Blog Ohio Real Estate Law / 02.22.2016

“Spear Phishing”: An Increasing Threat to Real Estate Transactions

All parties involved in real estate transactions need to take care in how they handle the closings and wire funds.  Reports in both the United States and Britain show in increase in what is known as “spear phishing”.

An article by Rose Meily published in the San Jose Mercury News states, “Small real estate businesses, agents and their clients are increasingly becoming targets of sophisticated cyber scammers, according to panelists at a risk management forum at the 2015 National Association of Realtors Conference & Expo held last month in San Diego.”

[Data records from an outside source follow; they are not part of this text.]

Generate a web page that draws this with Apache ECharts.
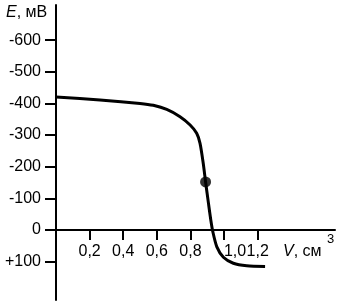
<!DOCTYPE html>
<html><head><meta charset="utf-8">
<script src="https://cdn.jsdelivr.net/npm/echarts@6/dist/echarts.min.js"></script>
<style>html,body{margin:0;padding:0;background:#fff}#c{width:340px;height:307px}</style>
</head><body><div id="c"></div>
<script>
var volumes = [0, 0.262, 0.5, 0.579, 0.659, 0.738, 0.798, 0.837, 0.857, 0.876, 0.890, 0.907, 0.921, 0.933, 0.957, 0.996, 1.055, 1.135, 1.244];
var potentials = [-420, -411, -400, -394, -381, -358, -332, -306, -274, -211, -152, -85, -32, 5, 53, 86, 105, 113, 115];
var pointV = [0.890];
var pointE = [-152];
var xTicks = [0.2, 0.4, 0.6, 0.8, 1.0, 1.2];
var yTicks = [-600, -500, -400, -300, -200, -100, 0, 100];

var FONT = 'Liberation Sans, Arial, sans-serif';
var FS = 16;
var Y_MIN = -711, Y_MAX = 221, GRID_TOP = 5, GRID_BOTTOM = 7, H = 307;
var plotH = H - GRID_TOP - GRID_BOTTOM;
// move x axis from grid bottom up to E = 0
var xAxisOffset = -(Y_MAX / (Y_MAX - Y_MIN)) * plotH;

var chart = echarts.init(document.getElementById('c'), null, {renderer: 'canvas'});
chart.setOption({
  animation: false,
  grid: {left: 56, right: 5, top: GRID_TOP, bottom: GRID_BOTTOM, containLabel: false, outerBoundsMode: 'none'},
  xAxis: {
    type: 'value', min: 0, max: 1.66, position: 'bottom', offset: xAxisOffset,
    axisLine: {show: true, onZero: false, lineStyle: {color: '#000', width: 2}},
    axisTick: {show: true, customValues: xTicks, length: 10, lineStyle: {color: '#000', width: 2}},
    axisLabel: {
      show: true, hideOverlap: false,
      customValues: xTicks, margin: 14, color: '#000', fontFamily: FONT, fontSize: FS,
      formatter: function (v) {
        var s = v.toFixed(1).replace('.', ',');
        return Math.abs(v - 1.0) < 1e-6 ? '{r|' + s + '}' : s;
      },
      rich: {r: {fontFamily: FONT, fontSize: FS, color: '#000', padding: [0, 0, 0, 22]}}
    },
    splitLine: {show: false}
  },
  yAxis: {
    type: 'value', min: Y_MIN, max: Y_MAX, inverse: true,
    axisLine: {show: true, onZero: false, lineStyle: {color: '#000', width: 2}},
    axisTick: {show: true, customValues: yTicks, length: 11, lineStyle: {color: '#000', width: 2}},
    axisLabel: {
      customValues: yTicks, margin: 15, color: '#000', fontFamily: FONT, fontSize: FS,
      formatter: function (v) { return v > 0 ? '+' + v : String(v); }
    },
    splitLine: {show: false}
  },
  series: [
    {
      type: 'line', smooth: 0.25, symbol: 'none',
      lineStyle: {color: '#000', width: 3},
      data: volumes.map(function (v, i) { return [v, potentials[i]]; }),
      z: 3
    },
    {
      type: 'scatter', symbol: 'circle', symbolSize: 11,
      itemStyle: {color: '#000'},
      data: pointV.map(function (v, i) { return [v, pointE[i]]; }),
      z: 4
    }
  ],
  graphic: [
    {type: 'text', left: 6, top: 5, style: {
      text: '{i|E}, мВ', fill: '#000', font: FS + 'px ' + FONT,
      rich: {i: {fontStyle: 'italic', fontFamily: FONT, fontSize: FS, fill: '#000'}}
    }},
    {type: 'text', left: 283, top: 244, style: {
      text: '{i|V}, см', fill: '#000', font: FS + 'px ' + FONT,
      rich: {i: {fontStyle: 'italic', fontFamily: FONT, fontSize: FS, fill: '#000'}}
    }},
    {type: 'text', left: 327, top: 233, style: {text: '3', fill: '#000', font: '13px ' + FONT}}
  ]
});
</script>
</body></html>
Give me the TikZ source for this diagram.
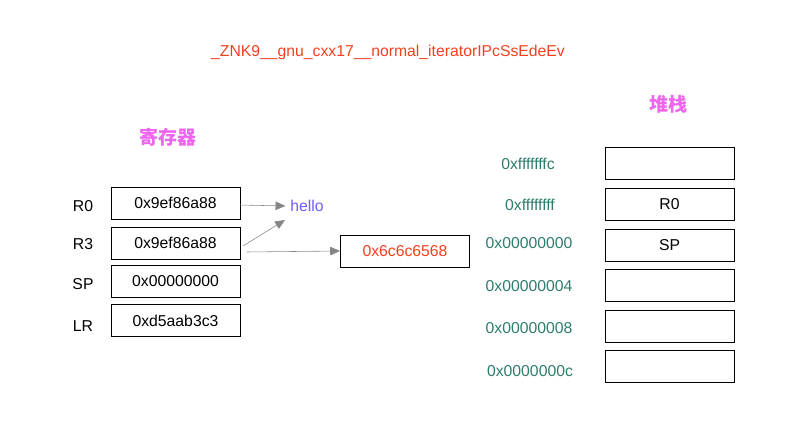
\documentclass[tikz,border=0pt]{standalone}
\usepackage{fontspec}
\setmainfont{Liberation Sans}
\newfontfamily\cjk{Noto Sans CJK SC}
\usepackage{tikz}
\usetikzlibrary{arrows.meta}

\definecolor{symred}{HTML}{F2401E}
\definecolor{titlepink}{HTML}{EE66EE}
\definecolor{strblue}{HTML}{6E5CFF}
\definecolor{addrteal}{HTML}{2E7D6D}
\definecolor{arrowgray}{HTML}{858585}

\begin{document}
\begin{tikzpicture}
  [x=0.025cm,y=-0.025cm,font=\fontsize{11.2}{13}\selectfont,
   cell/.style={draw,semithick,minimum width=3.225cm,minimum height=0.8cm,inner sep=0pt},
   title/.style={text=titlepink,font=\cjk\bfseries\fontsize{13.5}{15}\selectfont},
   addr/.style={text=addrteal},
   ptr/.style={draw=arrowgray,-{Triangle[length=7pt,width=6pt]}}]
\useasboundingbox (0,0) rectangle (797,426);

\node [text=symred] (sym) at (388,52) {\_ZNK9\_\_gnu\_cxx17\_\_normal\_iteratorIPcSsEdeEv};

% registers
\node [title]  (regs) at (168,137) {寄存器};
\node []       (nR0) at (83,206) {R0};
\node []       (nR3) at (83,244) {R3};
\node []       (nSP) at (83,284) {SP};
\node []       (nLR) at (83,326) {LR};
\node [cell]   (R0) at (175.5,203) {0x9ef86a88};
\node [cell]   (R3) at (175.5,243) {0x9ef86a88};
\node [cell]   (SP) at (175.5,281.5) {0x00000000};
\node [cell]   (LR) at (175.5,320.5) {0xd5aab3c3};

\node [text=strblue] (hello) at (307,206) {hello};
\node [cell,text=symred] (mem) at (405,251) {0x6c6c6568};

\coordinate (r0out)  at (240,205) ;
\coordinate (r3out)  at (243,246) ;
\coordinate (r3out2) at (247,252) ;
\coordinate (hin)    at (285,220) ;
\draw [ptr] (r0out) -- (hello.west) ;
\draw [ptr] (r3out) -- (hin) ;
\draw [ptr] (r3out2) -- (mem.west) ;

% stack
\node [title] (stack) at (668,104) {堆栈};
\node [addr]  (a0) at (528,164) {0xfffffffc};
\node [addr]  (a1) at (530,205) {0xffffffff};
\node [addr]  (a2) at (529,243) {0x00000000};
\node [addr]  (a3) at (529,286) {0x00000004};
\node [addr]  (a4) at (529,328) {0x00000008};
\node [addr]  (a5) at (530,371) {0x0000000c};
\node [cell]  (s0) at (669.5,163) {};
\node [cell]  (s1) at (669.5,204) {R0};
\node [cell]  (s2) at (669.5,245) {SP};
\node [cell]  (s3) at (669.5,285) {};
\node [cell]  (s4) at (669.5,326) {};
\node [cell]  (s5) at (669.5,366.5) {};
\end{tikzpicture}
\end{document}
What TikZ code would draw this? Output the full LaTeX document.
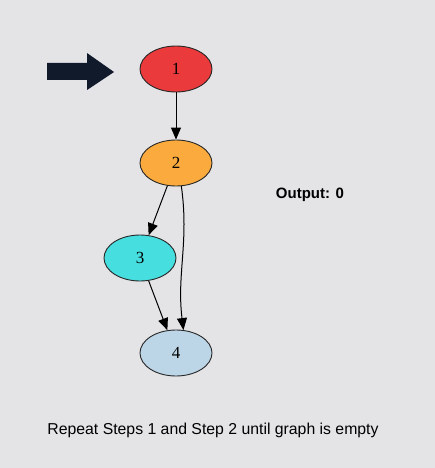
\documentclass[tikz,border=0pt]{standalone}
\usepackage{fontspec}
\setmainfont{Liberation Serif}
\setsansfont{Liberation Sans}
\usetikzlibrary{shapes.geometric,arrows.meta}
\definecolor{bg}{HTML}{E4E4E7}
\definecolor{cred}{HTML}{EA3A3C}
\definecolor{corange}{HTML}{FBAB3D}
\definecolor{ccyan}{HTML}{46DEDF}
\definecolor{cblue}{HTML}{BCD6E8}
\definecolor{navy}{HTML}{111A2B}
\tikzset{
  vtx/.style={ellipse,draw=black!85,line width=0.9pt,minimum width=72pt,minimum height=46pt,inner sep=0pt,font=\fontsize{17}{19}\selectfont},
  edge/.style={draw=black,line width=1pt,-{Triangle[length=12pt,width=10pt]}},
}
\begin{document}
\begin{tikzpicture}[x=1pt,y=-1pt]
\fill[bg] (0,0) rectangle (435,468);
\useasboundingbox (0,0) rectangle (435,468);
\node[vtx,fill=cred] (n1) at (176,69) {1};
\node[vtx,fill=corange] (n2) at (176,163) {2};
\node[vtx,fill=ccyan] (n3) at (140,258) {3};
\node[vtx,fill=cblue] (n4) at (176,353) {4};
\draw[edge] (n1) -- (n2);
\draw[edge] (n2) -- (n3);
\draw[edge] (n3) -- (n4);
\draw[edge] (n2.-77) to[out=-82,in=97] (n4.72);
\fill[navy] (47,63) -- (87,63) -- (87,53) -- (114,72) -- (87,90) -- (87,80) -- (47,80) -- cycle;
\node[font=\sffamily\bfseries\fontsize{15}{17}\selectfont] (out) at (310,195) {Output: 0};
\node[font=\sffamily\fontsize{15.8}{18}\selectfont] (cap) at (213,430) {Repeat Steps 1 and Step 2 until graph is empty};
\end{tikzpicture}
\end{document}
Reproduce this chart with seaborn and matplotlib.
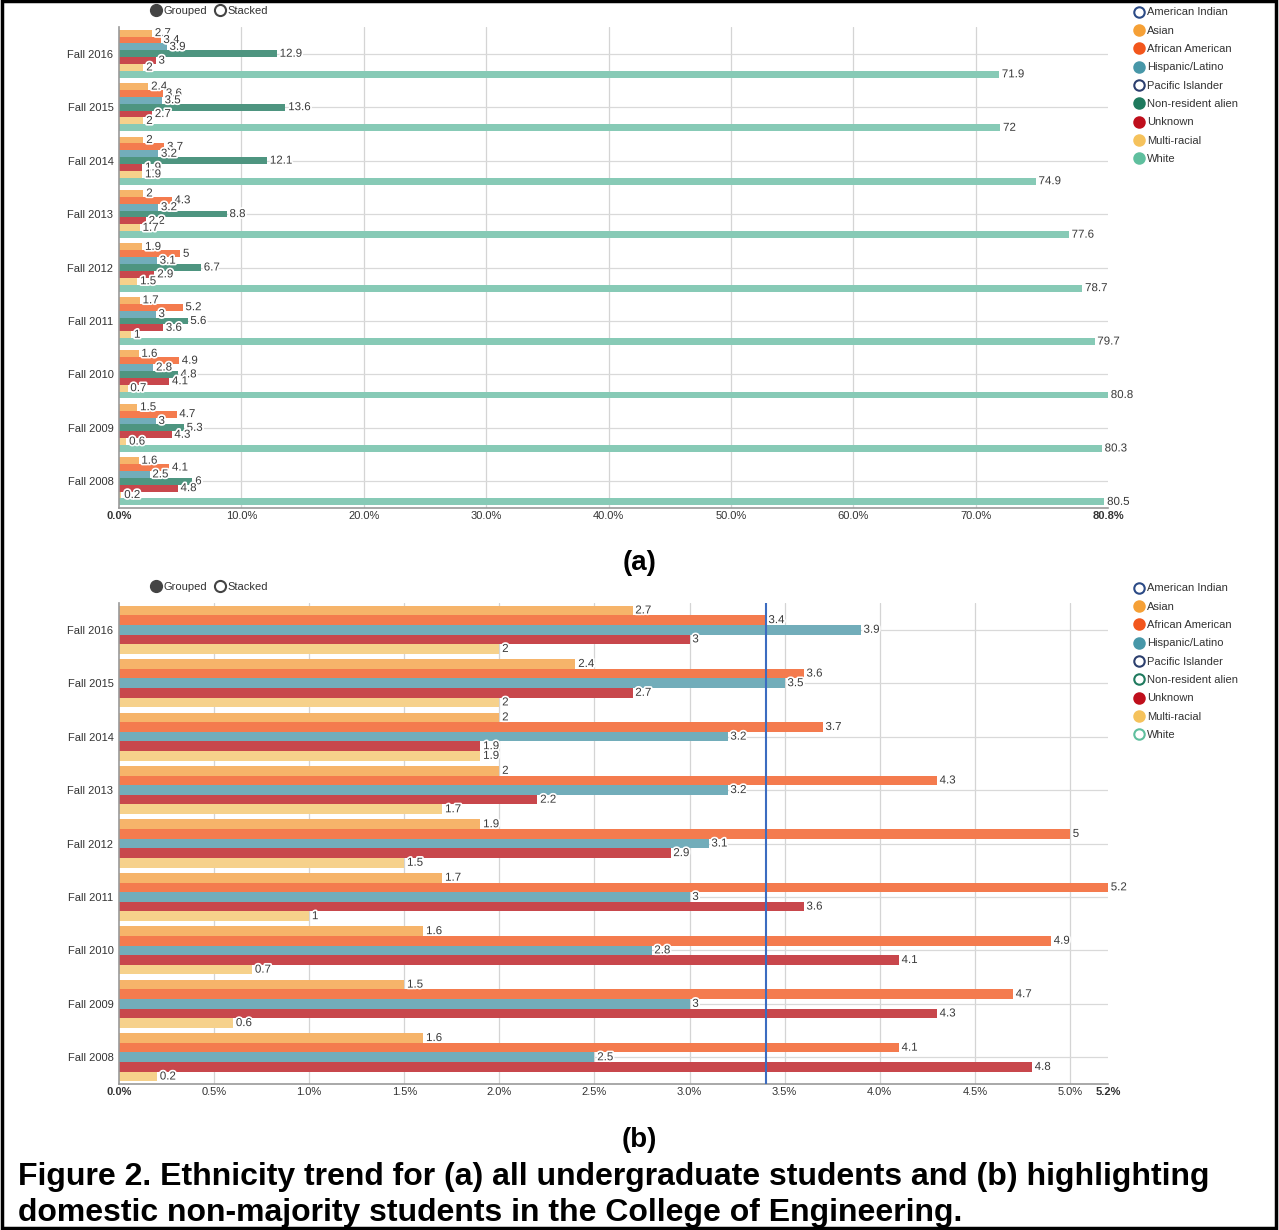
import matplotlib
matplotlib.use("Agg")
import matplotlib.pyplot as plt
import matplotlib.patheffects as pe
from matplotlib.lines import Line2D
from matplotlib.patches import Rectangle
import numpy as np
import pandas as pd
import seaborn as sns

# ---- data ----
terms = ["Fall 2016", "Fall 2015", "Fall 2014", "Fall 2013", "Fall 2012",
         "Fall 2011", "Fall 2010", "Fall 2009", "Fall 2008"]

asian = [2.7, 2.4, 2, 2, 1.9, 1.7, 1.6, 1.5, 1.6]
african_american = [3.4, 3.6, 3.7, 4.3, 5, 5.2, 4.9, 4.7, 4.1]
hispanic = [3.9, 3.5, 3.2, 3.2, 3.1, 3, 2.8, 3, 2.5]
non_resident = [12.9, 13.6, 12.1, 8.8, 6.7, 5.6, 4.8, 5.3, 6]
unknown = [3, 2.7, 1.9, 2.2, 2.9, 3.6, 4.1, 4.3, 4.8]
multi_racial = [2, 2, 1.9, 1.7, 1.5, 1, 0.7, 0.6, 0.2]
white = [71.9, 72, 74.9, 77.6, 78.7, 79.7, 80.8, 80.3, 80.5]

legend_labels = ["American Indian", "Asian", "African American", "Hispanic/Latino",
                 "Pacific Islander", "Non-resident alien", "Unknown", "Multi-racial", "White"]

top_series = {
    "Asian": asian,
    "African American": african_american,
    "Hispanic/Latino": hispanic,
    "Non-resident alien": non_resident,
    "Unknown": unknown,
    "Multi-racial": multi_racial,
    "White": white,
}
bottom_groups = ["Asian", "African American", "Hispanic/Latino", "Unknown", "Multi-racial"]

top_max = 80.8
bottom_max = 5.2
highlight = 3.4

# ---- colours ----
bar_colors = {
    "Asian": "#f6b46a",
    "African American": "#f47b4e",
    "Hispanic/Latino": "#72adba",
    "Non-resident alien": "#4e9580",
    "Unknown": "#c8474c",
    "Multi-racial": "#f6d18b",
    "White": "#87cab6",
}
legend_colors = {
    "American Indian": "#2b4a86",
    "Asian": "#f5a036",
    "African American": "#f2561c",
    "Hispanic/Latino": "#4797a8",
    "Pacific Islander": "#2c3f6e",
    "Non-resident alien": "#1f7a5e",
    "Unknown": "#bf0f1c",
    "Multi-racial": "#f5c25c",
    "White": "#5fbf9e",
}

sns.set_theme(style="white")
plt.rcParams["font.family"] = ["Liberation Sans", "DejaVu Sans"]

rows = []
for name, vals in top_series.items():
    for t, v in zip(terms, vals):
        rows.append({"term": t, "group": name, "value": v})
df = pd.DataFrame(rows)

W, H = 1279, 1230
fig = plt.figure(figsize=(W / 100, H / 100), dpi=100)


def fx(px):
    return px / W


def fy(py):
    return 1 - py / H


halo = [pe.withStroke(linewidth=2.5, foreground="white")]


def draw_panel(ax, data, order, xmax, ticks, tick_labels):
    sns.barplot(data=data, y="term", x="value", hue="group", hue_order=order,
                order=terms, orient="h", palette=bar_colors, width=0.9,
                linewidth=0, saturation=1, ax=ax, legend=False, errorbar=None)
    for cont, name in zip(ax.containers, order):
        vals = data[data["group"] == name].set_index("term").loc[terms, "value"]
        ax.bar_label(cont, labels=[f"{v:g}" for v in vals], padding=2,
                     fontsize=8.3, color="#3a3a3a", path_effects=halo)
    ax.set_xlim(0, xmax)
    ax.set_ylim(len(terms) - 0.5, -0.5)
    ax.set_xticks(ticks)
    ax.set_xticklabels(tick_labels)
    for lab in ax.get_xticklabels():
        if lab.get_text() in (tick_labels[0], tick_labels[-1]):
            lab.set_fontweight("bold")
    ax.tick_params(axis="both", length=0, labelsize=8, colors="#333333")
    ax.tick_params(axis="x", pad=2)
    ax.tick_params(axis="y", pad=4)
    ax.set_xlabel("")
    ax.set_ylabel("")
    for x in ticks[1:-1]:
        ax.axvline(x, color="#d4d4d4", lw=0.9, zorder=0)
    for i in range(len(terms)):
        ax.axhline(i, color="#d9d9d9", lw=0.9, zorder=0)
    for s in ["top", "right"]:
        ax.spines[s].set_visible(False)
    for s in ["left", "bottom"]:
        ax.spines[s].set_color("#999999")
        ax.spines[s].set_linewidth(1.2)


def draw_legend(top_px, hollow):
    handles = []
    for name in legend_labels:
        c = legend_colors[name]
        face = "none" if name in hollow else c
        handles.append(Line2D([], [], marker="o", ls="", markersize=7.5,
                              markerfacecolor=face, markeredgecolor=c,
                              markeredgewidth=1.5))
    fig.legend(handles, legend_labels, loc="upper left",
               bbox_to_anchor=(fx(1128), fy(top_px)), frameon=False,
               fontsize=8, handletextpad=0.1, labelspacing=0.75,
               borderaxespad=0, handlelength=1.2, labelcolor="#333333")


def draw_mode_toggle(y_px):
    handles = [Line2D([], [], marker="o", ls="", markersize=8.5,
                      markerfacecolor="#444444", markeredgecolor="#444444"),
               Line2D([], [], marker="o", ls="", markersize=8,
                      markerfacecolor="none", markeredgecolor="#444444",
                      markeredgewidth=1.5)]
    fig.legend(handles, ["Grouped", "Stacked"], loc="center left", ncol=2,
               bbox_to_anchor=(fx(145), fy(y_px)), frameon=False, fontsize=8,
               handletextpad=0.05, columnspacing=0.6, handlelength=1.2,
               borderaxespad=0, labelcolor="#333333")


# ---- panel (a) ----
ax1 = fig.add_axes([fx(119), fy(508), fx(1108) - fx(119), fy(27) - fy(508)])
t1 = [0, 10, 20, 30, 40, 50, 60, 70, top_max]
draw_panel(ax1, df, list(top_series.keys()), top_max, t1,
           [f"{t:.1f}%" for t in t1])
draw_legend(3, {"American Indian", "Pacific Islander"})
draw_mode_toggle(11)

# ---- panel (b) ----
ax2 = fig.add_axes([fx(119), fy(1084), fx(1108) - fx(119), fy(603) - fy(1084)])
t2 = [0, 0.5, 1.0, 1.5, 2.0, 2.5, 3.0, 3.5, 4.0, 4.5, 5.0, bottom_max]
draw_panel(ax2, df[df["group"].isin(bottom_groups)], bottom_groups,
           bottom_max, t2, [f"{t:.1f}%" for t in t2])
ax2.axvline(highlight, color="#3c6cc0", lw=1.5, zorder=5)
draw_legend(579, {"American Indian", "Pacific Islander", "Non-resident alien", "White"})
draw_mode_toggle(587)

# ---- captions ----
fig.text(0.5, fy(563), "(a)", ha="center", va="center", fontsize=20,
         fontweight="bold", color="black")
fig.text(0.5, fy(1140), "(b)", ha="center", va="center", fontsize=20,
         fontweight="bold", color="black")
fig.text(fx(18), fy(1177), "Figure 2. Ethnicity trend for (a) all undergraduate students and (b) highlighting",
         ha="left", va="center", fontsize=23, fontweight="bold", color="black")
fig.text(fx(18), fy(1213), "domestic non-majority students in the College of Engineering.",
         ha="left", va="center", fontsize=23, fontweight="bold", color="black")

fig.patches.append(Rectangle((fx(2), fy(1228)), fx(1276) - fx(2), fy(1) - fy(1228),
                             transform=fig.transFigure, fill=False,
                             edgecolor="black", linewidth=2.5))

fig.savefig("out.png", dpi=100)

The article goes on to quote Jessica Edgerton, associate counsel to the National Association of Realtors, stating that “real estate professionals have reported an upswing in spear phishing, a particular wire scam where a hacker breaks into an agent’s email account and obtains information about an upcoming real estate transaction. After monitoring the account, the hacker will send a mock email to the buyer as they near closing, posing as the agent or someone from the title company and requesting that the buyer wire transaction-related funds.”

A recent article in the Telegraphhighlights a similar trend in Britain, and indicates the problem is “escalating, with latest figures showing fraudsters carrying out two successful conveyancing frauds a week, earning them in the region of £250,000 [$162,360.81] a week.”

One method used by fraudsters is malware that accesses the computers of individual buyers and sellers, as well as those of the real estate agents, title companies and law firms.  Public Wi-Fi and poorly protected Wi-Fi systems are also fertile ground for accessing people’s emails.  From there, a hacker can sift through the emails until information is found about a pending real estate closing.  With the information gleaned through the emails, a hacker can then spoof the email of the seller or other appropriate party to communicate a ‘change’ in the wire instructions so funds are diverted into the criminal’s account.

One practice that can prevent a criminal diversion of funds is to always confirm by phone any emailed requests for changes to wire instructions. Parties also need to avoid using public Wi-Fi networks with their mobile devices when real estate and other transactions are pending that involve the wiring of closing funds.

With the increase in spear phishing, all parties to a real estate transaction needs to up their game to avoid become the victim or unwitting conduit to cyber fraud.